Germany’s Restitution Council and the hard questions it leaves open

Ahmed Mohammad examines Germany's new Coordination Council for Returns of Cultural Property and Human Remains from Colonial Contexts — weighing what it genuinely achieves against the structural challenges that remain. The council's limitation is that it remains unclarified whether it will issue binding rulings or operate in an advisory capacity. The question of human remains is where this limitation is sharpest.

In late March 2026, Germany announced the creation of a Coordination Council for Returns of Cultural Property and Human Remains from Colonial Contexts. The announcement was widely described as Germany’s most significant structural shift in restitution policy since 2019.

That description is accurate. So is the follow-up question: significant compared to what?

Germany has earned its reputation as the most progressive major European state on colonial restitution. But progress measured against a very low baseline can obscure how much distance remains.

The council’s central limitation is also its most conspicuous feature: officials have not clarified whether it will issue binding rulings or operate in an advisory capacity. In a federal system where individual museum boards, donor agreements, and state-level legal constraints can each block a return, this is not a peripheral detail. A council that cannot override those constraints when genuine political will exists is a facilitator. When it does not, it is a waiting room.

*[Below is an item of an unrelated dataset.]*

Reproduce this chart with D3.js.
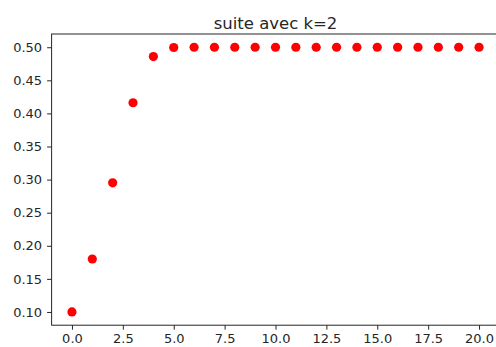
<!DOCTYPE html>
<html>
<head>
<meta charset="utf-8">
<script src="https://cdn.jsdelivr.net/npm/d3@7"></script>
<style>
  html, body { margin: 0; padding: 0; background: #fff; }
  svg { display: block; }
  text { font-family: "DejaVu Sans", sans-serif; fill: #262626; }
</style>
</head>
<body>
<script>
// Suite u(n) pour k = 2, n = 0 .. 20
const indices = d3.range(0, 21);
const values = [0.1, 0.18, 0.2952, 0.4161, 0.4859, 0.4996, 0.5, 0.5, 0.5, 0.5,
                0.5, 0.5, 0.5, 0.5, 0.5, 0.5, 0.5, 0.5, 0.5, 0.5, 0.5];
const xTicks = [0, 2.5, 5, 7.5, 10, 12.5, 15, 17.5, 20];
const yTicks = [0.10, 0.15, 0.20, 0.25, 0.30, 0.35, 0.40, 0.45, 0.50];
const title = "suite avec k=2";

const W = 496, H = 347;
const plot = { left: 51.6, right: 499.4, top: 34, bottom: 325.2 };

const svg = d3.select("body").append("svg").attr("width", W).attr("height", H);

const x = d3.scaleLinear().domain([-1, 21]).range([plot.left, plot.right]);
const y = d3.scaleLinear().domain([0.08, 0.52]).range([plot.bottom, plot.top]);

// points
svg.append("g").selectAll("circle")
  .data(indices)
  .join("circle")
  .attr("cx", i => x(i))
  .attr("cy", i => y(values[i]))
  .attr("r", 4.6)
  .attr("fill", "red");

// frame
svg.append("rect")
  .attr("x", plot.left).attr("y", plot.top)
  .attr("width", plot.right - plot.left).attr("height", plot.bottom - plot.top)
  .attr("fill", "none").attr("stroke", "#262626").attr("stroke-width", 1);

const xAxis = svg.append("g")
  .attr("transform", `translate(0,${plot.bottom})`)
  .call(d3.axisBottom(x).tickValues(xTicks).tickFormat(d3.format(".1f")).tickSizeOuter(0).tickSize(4.5).tickPadding(4));
const yAxis = svg.append("g")
  .attr("transform", `translate(${plot.left},0)`)
  .call(d3.axisLeft(y).tickValues(yTicks).tickFormat(d3.format(".2f")).tickSizeOuter(0).tickSize(4.5).tickPadding(5));

[xAxis, yAxis].forEach(g => {
  g.select(".domain").remove();
  g.selectAll(".tick line").attr("stroke", "#262626").attr("stroke-width", 1);
  g.selectAll(".tick text").attr("font-size", 13).attr("font-family", "DejaVu Sans").attr("fill", "#262626");
});

svg.append("text")
  .attr("x", (plot.left + plot.right) / 2)
  .attr("y", 29)
  .attr("text-anchor", "middle")
  .attr("font-size", 16.5)
  .text(title);
</script>
</body>
</html>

The question of human remains is where this limitation is sharpest. European museums hold significant quantities of colonial-era human remains. Germany’s new guidelines on human remains represent a serious moral acknowledgment. But guidelines without enforcement mechanisms depend entirely on institutional willingness to act on them.

Whatever its limitations, Germany’s council sets a benchmark that should embarrass France, the United Kingdom, the Netherlands, and Belgium into action. None of these states have created comparable central structures.

The honest question for 2026 is not whether Germany has done enough — it has not — but whether the council will prove to be a mechanism for accelerating repair, or a monument to the difficulty of doing so. The communities whose heritage waits in European storerooms and display cases are not waiting for that question to be answered abstractly. They are waiting for objects and remains to come home.